J.R.R. Tolkien's The Children of Hurin is scheduled to be published next spring, according to this Boston Globe article (hat tip to my Amherst College classmate David Lobron). Because Tolkien, who died in 1973, never finished the book, the published version is based on a manuscript "reconstructed" from Tolkien's notes by the author's son Christopher Tolkien. Some scholars are critical of this approach:
``I think that word `reconstructed' is a warning sign," said William Pritchard, an English professor at Amherst College and biographer of poets Robert Frost and Randall Jarrell. ``You don't want a `reconstruction' by a member of the family of something a genius wrote. It induces skepticism in the wary reader."
I took a class with Professor Pritchard as an undergraduate at Amherst, and he clearly knows far more about literature than I do. Nonetheless, I think he is wrong in this instance. Christopher Tolkien is not just any "member of the family," but is a major expert on his father's work who has devoted much of the last thirty years to studying it. Back in 1977, he prepared the published version of his father's The Silmarillion, which provides the mythological background to The Hobbit and The Lord of The Rings. Although The Silmarillion is not as impressive a work as The Lord of the Rings, it is still extremely interesting, and few Tolkien fans or scholars would argue that we would be better off without it.

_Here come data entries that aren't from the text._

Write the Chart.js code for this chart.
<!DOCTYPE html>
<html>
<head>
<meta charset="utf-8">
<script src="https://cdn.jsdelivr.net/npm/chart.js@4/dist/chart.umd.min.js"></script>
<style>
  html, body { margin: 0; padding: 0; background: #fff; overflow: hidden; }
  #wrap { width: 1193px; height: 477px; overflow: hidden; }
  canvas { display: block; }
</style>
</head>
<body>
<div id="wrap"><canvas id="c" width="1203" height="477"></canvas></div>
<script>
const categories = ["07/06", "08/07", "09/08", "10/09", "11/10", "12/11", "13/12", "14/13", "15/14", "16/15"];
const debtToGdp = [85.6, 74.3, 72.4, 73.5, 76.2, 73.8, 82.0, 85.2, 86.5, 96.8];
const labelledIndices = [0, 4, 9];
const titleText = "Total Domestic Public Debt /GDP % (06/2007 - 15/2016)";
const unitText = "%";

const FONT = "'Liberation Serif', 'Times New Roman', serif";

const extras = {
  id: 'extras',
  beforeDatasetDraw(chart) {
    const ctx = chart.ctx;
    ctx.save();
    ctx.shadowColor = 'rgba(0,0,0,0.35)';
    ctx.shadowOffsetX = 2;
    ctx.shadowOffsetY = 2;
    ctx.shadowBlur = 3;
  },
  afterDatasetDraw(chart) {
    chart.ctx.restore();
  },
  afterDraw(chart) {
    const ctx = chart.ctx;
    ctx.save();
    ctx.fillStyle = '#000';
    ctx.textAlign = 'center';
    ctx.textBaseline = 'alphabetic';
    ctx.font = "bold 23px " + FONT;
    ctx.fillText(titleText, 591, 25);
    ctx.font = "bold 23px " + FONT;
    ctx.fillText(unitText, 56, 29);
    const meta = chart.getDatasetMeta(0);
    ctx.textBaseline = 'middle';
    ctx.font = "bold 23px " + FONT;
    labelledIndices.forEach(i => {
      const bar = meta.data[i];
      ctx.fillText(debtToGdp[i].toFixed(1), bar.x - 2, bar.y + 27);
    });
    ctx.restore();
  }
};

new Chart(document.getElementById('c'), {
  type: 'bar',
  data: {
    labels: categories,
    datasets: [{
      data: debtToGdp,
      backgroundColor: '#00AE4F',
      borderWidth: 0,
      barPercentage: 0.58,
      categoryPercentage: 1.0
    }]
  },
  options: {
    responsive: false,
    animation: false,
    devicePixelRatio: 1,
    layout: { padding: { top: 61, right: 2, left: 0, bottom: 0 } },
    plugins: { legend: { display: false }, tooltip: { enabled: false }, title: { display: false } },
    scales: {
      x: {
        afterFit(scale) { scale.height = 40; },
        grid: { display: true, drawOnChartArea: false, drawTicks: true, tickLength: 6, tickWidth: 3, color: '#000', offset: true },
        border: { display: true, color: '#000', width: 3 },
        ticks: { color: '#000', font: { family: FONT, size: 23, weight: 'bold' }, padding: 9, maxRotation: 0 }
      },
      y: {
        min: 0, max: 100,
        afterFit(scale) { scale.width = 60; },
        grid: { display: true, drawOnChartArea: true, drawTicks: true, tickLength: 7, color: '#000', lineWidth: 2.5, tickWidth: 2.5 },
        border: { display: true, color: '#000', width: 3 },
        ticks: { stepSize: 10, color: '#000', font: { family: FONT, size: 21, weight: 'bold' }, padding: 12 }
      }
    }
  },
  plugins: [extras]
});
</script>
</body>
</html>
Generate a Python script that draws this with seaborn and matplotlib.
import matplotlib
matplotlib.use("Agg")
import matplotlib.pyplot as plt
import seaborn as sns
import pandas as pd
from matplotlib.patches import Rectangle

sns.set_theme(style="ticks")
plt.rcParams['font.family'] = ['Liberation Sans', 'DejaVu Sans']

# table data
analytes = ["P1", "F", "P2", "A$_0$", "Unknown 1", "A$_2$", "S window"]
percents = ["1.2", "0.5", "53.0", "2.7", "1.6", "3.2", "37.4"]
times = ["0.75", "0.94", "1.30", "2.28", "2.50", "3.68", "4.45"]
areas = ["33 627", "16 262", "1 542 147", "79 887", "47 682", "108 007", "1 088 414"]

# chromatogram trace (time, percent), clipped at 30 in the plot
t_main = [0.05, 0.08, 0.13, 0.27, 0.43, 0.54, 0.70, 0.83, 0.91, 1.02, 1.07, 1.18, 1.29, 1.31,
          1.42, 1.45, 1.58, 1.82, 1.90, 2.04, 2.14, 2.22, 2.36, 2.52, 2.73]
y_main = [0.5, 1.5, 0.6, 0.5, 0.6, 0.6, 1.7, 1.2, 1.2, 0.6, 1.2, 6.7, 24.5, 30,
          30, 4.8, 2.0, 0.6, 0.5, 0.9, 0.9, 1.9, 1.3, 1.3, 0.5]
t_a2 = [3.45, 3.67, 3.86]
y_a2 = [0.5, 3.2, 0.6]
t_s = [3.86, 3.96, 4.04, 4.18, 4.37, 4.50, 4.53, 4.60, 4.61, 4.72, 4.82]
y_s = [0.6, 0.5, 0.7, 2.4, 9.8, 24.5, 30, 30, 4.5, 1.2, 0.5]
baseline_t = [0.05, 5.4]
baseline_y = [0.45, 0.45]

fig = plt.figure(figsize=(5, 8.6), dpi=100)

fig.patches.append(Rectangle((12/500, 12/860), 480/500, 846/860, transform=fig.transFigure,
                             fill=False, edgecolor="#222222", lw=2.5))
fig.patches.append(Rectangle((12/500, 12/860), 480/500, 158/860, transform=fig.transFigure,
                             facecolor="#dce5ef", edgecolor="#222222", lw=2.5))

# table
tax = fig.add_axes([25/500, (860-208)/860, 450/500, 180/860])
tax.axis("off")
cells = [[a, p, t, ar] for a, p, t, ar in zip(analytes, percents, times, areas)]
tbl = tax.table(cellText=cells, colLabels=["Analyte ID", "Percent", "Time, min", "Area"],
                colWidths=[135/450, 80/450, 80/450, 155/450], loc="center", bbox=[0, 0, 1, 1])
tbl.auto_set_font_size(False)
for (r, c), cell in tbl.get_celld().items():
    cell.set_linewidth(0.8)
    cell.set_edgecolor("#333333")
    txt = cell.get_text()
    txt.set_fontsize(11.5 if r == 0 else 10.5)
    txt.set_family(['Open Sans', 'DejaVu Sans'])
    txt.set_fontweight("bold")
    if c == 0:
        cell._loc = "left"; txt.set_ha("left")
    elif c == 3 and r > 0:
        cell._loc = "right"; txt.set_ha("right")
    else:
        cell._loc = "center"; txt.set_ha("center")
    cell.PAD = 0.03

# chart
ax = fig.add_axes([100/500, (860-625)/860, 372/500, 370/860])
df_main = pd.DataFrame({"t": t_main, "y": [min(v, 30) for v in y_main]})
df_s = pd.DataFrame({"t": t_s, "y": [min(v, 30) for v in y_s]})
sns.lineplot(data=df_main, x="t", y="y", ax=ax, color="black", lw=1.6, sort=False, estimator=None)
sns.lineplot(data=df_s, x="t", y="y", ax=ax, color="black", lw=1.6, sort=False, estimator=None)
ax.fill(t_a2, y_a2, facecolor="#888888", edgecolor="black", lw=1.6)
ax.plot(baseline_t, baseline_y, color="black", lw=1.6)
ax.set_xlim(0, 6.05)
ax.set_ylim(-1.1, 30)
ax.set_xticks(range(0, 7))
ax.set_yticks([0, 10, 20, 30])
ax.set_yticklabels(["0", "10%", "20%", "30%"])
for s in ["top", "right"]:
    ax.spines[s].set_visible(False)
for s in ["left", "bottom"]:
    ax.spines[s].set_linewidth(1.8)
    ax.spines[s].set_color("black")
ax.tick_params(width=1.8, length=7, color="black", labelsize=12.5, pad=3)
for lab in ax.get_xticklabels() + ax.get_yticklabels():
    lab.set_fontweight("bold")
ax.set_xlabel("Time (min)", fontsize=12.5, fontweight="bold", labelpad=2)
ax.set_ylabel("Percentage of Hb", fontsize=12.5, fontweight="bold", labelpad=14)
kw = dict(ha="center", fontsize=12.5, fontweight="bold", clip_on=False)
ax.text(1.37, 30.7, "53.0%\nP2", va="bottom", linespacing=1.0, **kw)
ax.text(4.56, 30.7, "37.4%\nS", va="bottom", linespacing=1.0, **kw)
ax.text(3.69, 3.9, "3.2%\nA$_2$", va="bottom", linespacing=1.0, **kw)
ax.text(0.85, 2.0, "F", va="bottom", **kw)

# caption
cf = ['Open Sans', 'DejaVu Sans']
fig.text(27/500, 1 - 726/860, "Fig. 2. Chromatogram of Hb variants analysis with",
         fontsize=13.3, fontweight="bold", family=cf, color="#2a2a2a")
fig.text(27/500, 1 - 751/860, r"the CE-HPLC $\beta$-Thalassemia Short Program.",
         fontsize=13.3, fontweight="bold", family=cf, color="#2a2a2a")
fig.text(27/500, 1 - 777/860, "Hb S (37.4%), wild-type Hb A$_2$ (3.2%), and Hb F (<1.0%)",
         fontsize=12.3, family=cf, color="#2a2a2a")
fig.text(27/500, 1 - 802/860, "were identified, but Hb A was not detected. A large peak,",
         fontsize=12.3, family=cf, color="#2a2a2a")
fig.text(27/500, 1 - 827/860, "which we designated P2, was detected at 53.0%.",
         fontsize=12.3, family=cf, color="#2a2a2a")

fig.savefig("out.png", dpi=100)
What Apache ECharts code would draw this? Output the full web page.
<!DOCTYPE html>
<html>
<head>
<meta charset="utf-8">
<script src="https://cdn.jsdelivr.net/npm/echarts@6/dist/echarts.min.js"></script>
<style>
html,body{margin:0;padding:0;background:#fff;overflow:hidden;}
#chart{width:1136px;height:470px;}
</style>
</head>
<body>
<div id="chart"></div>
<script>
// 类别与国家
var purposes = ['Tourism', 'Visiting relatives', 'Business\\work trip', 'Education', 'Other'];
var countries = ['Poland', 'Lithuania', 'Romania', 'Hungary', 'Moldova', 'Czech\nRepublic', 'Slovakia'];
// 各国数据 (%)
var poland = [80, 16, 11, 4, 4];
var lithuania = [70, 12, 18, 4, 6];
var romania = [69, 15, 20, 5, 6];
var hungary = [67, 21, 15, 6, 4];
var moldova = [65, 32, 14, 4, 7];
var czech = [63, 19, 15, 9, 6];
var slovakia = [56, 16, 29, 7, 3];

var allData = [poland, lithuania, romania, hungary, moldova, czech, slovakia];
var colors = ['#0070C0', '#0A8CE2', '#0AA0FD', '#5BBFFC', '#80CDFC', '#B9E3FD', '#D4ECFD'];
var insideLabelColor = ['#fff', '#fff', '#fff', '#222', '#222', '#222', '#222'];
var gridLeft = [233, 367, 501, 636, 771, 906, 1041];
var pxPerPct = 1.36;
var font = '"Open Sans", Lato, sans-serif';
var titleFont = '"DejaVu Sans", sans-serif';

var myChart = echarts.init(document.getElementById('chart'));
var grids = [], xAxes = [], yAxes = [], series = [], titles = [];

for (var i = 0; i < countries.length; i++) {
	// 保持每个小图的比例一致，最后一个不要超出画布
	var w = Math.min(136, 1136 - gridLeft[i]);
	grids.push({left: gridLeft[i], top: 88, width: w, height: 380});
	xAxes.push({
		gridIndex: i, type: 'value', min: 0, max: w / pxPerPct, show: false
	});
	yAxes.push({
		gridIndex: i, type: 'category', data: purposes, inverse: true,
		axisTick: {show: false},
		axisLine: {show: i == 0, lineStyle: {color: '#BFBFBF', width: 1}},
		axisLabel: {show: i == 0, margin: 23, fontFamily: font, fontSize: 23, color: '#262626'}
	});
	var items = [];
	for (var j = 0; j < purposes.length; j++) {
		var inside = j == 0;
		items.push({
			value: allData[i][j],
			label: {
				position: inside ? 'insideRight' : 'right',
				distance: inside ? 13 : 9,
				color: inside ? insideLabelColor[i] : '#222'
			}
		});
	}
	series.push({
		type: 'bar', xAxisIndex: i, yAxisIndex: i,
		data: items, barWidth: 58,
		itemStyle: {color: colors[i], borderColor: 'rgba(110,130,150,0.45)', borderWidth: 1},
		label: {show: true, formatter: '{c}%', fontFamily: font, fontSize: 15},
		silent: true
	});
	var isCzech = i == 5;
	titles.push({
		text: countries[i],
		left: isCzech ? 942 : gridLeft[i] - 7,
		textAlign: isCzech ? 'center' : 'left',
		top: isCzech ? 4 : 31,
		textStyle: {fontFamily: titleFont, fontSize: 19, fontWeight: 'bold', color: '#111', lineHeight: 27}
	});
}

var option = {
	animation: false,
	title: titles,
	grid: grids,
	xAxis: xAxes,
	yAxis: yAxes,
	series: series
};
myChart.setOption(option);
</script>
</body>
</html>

There is every reason to expect that Christopher Tolkien will do an equally good job of putting together The Children of Hurin, and that he will do his best to carry out his father's intentions.
The result will not be as good a book as might have emerged had J.R.R. Tolkien lived to finish it himself. But it will still reflect Tolkien's style and ideas, and will almost certainly be a lot better than nothing.